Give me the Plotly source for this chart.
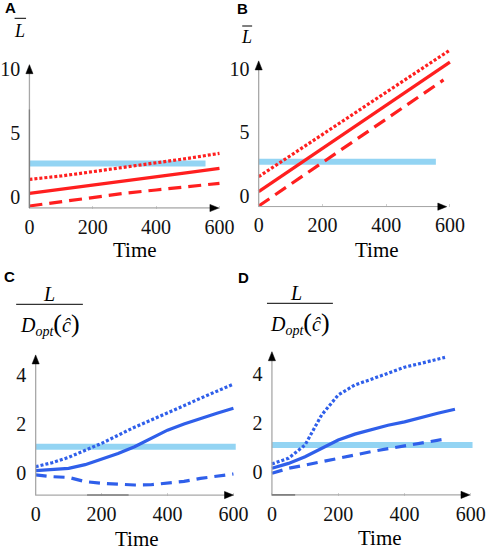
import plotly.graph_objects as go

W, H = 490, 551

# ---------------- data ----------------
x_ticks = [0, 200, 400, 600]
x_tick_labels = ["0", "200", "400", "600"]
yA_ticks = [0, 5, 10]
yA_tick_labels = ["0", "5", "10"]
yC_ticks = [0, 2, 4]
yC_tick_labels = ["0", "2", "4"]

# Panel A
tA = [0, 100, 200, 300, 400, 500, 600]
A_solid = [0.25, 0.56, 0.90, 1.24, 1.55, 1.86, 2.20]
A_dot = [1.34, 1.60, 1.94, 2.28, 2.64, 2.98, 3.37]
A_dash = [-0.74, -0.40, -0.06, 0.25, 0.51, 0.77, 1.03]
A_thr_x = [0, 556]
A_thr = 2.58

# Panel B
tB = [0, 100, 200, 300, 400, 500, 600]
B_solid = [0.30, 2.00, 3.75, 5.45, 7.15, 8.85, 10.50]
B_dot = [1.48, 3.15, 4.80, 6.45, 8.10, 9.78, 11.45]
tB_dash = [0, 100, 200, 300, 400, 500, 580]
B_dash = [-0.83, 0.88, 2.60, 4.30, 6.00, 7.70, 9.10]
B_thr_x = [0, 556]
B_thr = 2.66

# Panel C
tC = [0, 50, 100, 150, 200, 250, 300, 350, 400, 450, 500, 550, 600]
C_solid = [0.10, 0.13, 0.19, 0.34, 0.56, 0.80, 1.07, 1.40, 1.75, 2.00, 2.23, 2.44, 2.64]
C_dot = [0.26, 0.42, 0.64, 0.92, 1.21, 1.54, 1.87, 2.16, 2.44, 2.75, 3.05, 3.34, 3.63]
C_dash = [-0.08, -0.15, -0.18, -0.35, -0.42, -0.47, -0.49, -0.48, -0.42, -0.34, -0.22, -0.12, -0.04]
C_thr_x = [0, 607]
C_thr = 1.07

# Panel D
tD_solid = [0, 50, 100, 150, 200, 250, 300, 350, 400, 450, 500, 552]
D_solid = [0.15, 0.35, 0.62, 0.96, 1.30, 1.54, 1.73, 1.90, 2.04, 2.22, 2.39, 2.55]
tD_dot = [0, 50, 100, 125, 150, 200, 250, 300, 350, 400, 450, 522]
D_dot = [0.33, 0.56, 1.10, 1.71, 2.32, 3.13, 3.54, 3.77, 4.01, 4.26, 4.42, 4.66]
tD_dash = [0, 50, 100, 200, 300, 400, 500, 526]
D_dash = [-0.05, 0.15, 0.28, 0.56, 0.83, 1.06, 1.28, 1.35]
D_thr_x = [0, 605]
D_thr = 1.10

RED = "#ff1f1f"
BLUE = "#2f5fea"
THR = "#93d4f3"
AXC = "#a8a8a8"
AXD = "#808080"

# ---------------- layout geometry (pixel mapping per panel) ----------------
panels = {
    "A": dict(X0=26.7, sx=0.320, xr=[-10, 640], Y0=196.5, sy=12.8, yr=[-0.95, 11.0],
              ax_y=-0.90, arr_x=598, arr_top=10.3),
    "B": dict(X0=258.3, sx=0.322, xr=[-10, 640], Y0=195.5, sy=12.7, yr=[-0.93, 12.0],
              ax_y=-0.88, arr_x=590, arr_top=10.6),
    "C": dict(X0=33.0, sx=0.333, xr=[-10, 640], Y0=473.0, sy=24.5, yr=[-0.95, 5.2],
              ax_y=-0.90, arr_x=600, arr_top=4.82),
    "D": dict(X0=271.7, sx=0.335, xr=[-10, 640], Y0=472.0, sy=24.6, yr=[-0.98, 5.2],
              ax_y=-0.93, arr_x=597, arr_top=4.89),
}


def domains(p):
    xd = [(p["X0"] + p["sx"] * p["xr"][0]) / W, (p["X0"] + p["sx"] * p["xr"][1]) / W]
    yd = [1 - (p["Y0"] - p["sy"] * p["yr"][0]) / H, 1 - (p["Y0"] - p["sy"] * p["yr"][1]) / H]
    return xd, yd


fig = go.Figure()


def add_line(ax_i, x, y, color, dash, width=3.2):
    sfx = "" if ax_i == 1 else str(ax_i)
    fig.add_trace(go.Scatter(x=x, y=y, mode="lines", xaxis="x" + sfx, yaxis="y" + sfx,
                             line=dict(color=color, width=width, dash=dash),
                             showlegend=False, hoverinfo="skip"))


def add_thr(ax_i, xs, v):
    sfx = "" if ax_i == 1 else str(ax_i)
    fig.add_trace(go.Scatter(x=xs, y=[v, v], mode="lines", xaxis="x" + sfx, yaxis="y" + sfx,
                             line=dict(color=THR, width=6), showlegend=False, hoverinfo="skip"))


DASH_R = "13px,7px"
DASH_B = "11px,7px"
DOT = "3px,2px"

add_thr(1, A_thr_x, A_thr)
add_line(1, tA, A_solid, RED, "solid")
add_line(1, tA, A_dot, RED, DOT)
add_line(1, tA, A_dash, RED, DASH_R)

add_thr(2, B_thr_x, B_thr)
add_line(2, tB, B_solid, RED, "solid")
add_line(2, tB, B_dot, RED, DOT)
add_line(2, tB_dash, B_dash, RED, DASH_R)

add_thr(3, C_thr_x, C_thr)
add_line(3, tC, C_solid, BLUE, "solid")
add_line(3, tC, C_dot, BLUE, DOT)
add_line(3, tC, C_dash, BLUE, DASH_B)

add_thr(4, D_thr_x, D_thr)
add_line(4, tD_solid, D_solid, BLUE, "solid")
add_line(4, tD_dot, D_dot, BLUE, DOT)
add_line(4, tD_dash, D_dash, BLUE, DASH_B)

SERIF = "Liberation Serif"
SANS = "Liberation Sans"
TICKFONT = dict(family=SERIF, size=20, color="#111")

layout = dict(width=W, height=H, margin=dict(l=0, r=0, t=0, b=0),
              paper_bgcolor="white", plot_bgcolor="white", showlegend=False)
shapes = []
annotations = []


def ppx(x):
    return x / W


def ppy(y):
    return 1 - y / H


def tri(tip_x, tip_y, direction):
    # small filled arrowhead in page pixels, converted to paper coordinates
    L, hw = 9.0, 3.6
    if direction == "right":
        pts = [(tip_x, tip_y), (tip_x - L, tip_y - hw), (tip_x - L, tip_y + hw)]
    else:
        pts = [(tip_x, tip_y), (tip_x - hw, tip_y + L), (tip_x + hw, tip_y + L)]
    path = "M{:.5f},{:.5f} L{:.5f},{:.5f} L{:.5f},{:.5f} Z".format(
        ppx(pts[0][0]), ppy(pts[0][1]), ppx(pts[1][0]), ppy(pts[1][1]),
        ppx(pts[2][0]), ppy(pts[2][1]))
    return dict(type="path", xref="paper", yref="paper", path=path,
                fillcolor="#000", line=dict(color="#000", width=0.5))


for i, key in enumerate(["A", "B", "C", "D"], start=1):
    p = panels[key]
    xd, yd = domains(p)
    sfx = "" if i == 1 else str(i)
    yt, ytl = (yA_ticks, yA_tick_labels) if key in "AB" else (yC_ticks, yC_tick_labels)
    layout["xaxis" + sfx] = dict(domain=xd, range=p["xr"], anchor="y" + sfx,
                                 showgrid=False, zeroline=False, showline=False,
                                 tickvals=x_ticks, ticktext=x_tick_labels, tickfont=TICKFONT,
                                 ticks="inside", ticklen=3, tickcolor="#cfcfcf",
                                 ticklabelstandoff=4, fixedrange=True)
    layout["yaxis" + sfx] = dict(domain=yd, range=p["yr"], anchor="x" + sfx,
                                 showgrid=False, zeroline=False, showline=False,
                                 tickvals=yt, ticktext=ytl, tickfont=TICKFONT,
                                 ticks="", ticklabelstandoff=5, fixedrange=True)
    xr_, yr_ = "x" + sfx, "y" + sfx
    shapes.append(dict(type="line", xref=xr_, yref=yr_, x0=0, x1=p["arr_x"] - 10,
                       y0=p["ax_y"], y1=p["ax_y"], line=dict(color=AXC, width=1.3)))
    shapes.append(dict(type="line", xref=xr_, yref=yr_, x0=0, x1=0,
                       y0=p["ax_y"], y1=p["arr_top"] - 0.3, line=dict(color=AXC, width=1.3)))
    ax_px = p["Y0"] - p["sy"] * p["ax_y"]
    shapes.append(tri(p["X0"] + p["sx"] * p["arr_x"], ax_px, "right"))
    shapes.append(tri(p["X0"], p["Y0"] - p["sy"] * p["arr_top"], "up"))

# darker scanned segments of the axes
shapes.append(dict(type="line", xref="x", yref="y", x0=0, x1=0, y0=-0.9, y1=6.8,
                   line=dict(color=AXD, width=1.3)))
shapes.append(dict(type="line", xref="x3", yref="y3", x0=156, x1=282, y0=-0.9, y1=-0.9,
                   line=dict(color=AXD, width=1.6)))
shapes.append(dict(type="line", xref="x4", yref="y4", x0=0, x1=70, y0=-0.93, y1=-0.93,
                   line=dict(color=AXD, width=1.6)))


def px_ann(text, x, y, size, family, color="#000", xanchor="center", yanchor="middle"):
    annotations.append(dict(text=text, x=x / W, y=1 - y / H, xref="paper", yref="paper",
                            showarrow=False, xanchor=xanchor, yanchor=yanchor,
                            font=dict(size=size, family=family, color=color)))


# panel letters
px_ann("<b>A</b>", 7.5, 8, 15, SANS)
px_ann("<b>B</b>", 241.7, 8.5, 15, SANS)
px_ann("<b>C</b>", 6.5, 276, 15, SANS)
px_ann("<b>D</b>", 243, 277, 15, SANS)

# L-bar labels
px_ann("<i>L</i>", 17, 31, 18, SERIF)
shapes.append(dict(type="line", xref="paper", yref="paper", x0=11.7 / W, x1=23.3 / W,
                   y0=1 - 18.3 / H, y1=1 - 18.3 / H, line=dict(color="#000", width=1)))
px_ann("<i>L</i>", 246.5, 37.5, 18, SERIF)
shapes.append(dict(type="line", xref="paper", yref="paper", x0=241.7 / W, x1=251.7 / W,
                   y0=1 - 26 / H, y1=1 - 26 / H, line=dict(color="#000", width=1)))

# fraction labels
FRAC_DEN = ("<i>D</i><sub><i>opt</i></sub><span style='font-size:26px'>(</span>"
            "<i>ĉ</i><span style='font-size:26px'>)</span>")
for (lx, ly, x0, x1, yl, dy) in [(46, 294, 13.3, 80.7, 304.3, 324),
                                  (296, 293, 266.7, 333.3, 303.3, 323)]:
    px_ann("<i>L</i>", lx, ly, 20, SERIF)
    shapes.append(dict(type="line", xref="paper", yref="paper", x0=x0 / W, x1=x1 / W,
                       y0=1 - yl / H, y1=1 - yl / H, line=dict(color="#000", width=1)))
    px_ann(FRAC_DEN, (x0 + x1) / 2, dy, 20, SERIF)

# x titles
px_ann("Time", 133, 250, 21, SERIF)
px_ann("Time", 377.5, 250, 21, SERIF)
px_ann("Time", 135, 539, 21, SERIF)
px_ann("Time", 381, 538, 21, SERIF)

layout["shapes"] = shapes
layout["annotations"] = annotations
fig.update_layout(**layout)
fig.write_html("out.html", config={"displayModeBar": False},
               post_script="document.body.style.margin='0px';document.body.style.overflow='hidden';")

________________________

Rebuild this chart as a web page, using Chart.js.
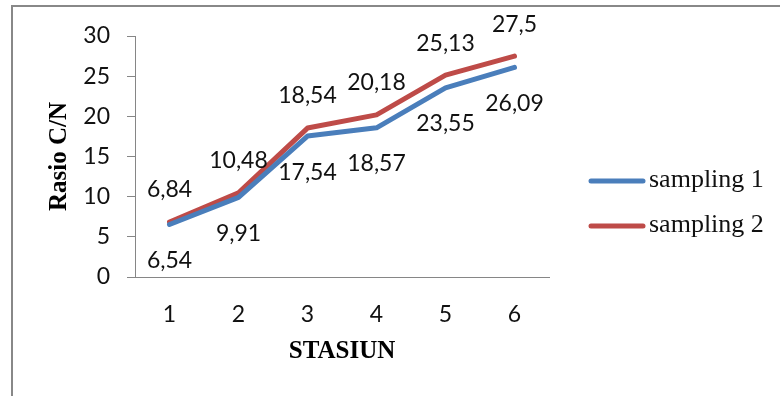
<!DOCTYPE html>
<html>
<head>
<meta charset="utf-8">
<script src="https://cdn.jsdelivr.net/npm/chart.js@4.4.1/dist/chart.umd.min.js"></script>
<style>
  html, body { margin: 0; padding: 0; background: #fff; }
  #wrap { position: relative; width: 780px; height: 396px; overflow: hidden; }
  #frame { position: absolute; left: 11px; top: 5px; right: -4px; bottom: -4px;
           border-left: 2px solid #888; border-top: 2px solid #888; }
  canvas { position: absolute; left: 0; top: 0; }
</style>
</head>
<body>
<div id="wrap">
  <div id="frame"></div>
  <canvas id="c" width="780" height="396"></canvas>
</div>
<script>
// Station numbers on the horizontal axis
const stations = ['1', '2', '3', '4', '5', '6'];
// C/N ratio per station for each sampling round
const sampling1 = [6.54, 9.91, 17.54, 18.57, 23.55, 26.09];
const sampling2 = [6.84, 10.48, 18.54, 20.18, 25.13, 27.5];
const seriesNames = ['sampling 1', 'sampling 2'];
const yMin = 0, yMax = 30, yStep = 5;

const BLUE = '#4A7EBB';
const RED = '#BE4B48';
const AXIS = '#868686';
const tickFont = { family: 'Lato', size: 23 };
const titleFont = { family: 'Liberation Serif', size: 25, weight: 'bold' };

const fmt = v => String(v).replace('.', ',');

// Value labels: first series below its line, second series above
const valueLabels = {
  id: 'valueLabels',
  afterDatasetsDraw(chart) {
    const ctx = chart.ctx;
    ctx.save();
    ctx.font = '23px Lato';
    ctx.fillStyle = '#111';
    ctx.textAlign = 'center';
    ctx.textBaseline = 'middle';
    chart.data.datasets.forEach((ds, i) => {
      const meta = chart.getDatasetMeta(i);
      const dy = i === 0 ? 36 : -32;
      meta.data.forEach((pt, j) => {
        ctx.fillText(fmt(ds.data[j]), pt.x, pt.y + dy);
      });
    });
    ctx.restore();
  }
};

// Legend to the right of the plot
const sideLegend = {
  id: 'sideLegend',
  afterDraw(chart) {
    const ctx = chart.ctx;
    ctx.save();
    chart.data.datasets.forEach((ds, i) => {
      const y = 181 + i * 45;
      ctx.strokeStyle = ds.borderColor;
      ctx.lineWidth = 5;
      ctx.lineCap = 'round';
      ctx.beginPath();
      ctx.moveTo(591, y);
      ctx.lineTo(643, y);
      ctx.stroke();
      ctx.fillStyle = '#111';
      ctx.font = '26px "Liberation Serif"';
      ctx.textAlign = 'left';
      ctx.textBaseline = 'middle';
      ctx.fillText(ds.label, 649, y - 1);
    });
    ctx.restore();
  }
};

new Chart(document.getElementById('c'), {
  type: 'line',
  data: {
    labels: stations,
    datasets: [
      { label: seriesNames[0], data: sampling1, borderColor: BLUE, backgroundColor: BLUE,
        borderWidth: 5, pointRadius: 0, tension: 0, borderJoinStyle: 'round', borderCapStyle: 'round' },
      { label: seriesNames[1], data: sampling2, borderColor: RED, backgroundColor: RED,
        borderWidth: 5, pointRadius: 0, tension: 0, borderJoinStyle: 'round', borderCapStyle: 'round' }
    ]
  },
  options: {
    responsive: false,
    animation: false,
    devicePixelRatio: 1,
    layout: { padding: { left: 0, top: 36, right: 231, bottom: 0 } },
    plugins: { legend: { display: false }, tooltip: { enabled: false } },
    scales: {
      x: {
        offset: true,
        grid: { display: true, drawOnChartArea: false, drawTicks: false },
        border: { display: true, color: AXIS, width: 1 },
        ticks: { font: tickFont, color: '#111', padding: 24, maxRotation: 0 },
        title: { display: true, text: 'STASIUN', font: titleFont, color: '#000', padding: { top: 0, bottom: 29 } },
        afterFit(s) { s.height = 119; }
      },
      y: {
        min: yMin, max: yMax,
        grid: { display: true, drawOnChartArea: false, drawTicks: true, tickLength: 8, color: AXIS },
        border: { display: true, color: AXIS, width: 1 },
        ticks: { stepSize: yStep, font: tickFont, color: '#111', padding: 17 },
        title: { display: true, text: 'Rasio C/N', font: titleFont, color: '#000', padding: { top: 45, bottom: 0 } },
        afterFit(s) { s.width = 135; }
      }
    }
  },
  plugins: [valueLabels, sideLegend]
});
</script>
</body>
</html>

________________________

= Task instructions =
Which lines contain "this"? Show each of them.

= Task solution =
Give me the Plotly source for this chart.
Rebuild this chart as a web page, using Chart.js.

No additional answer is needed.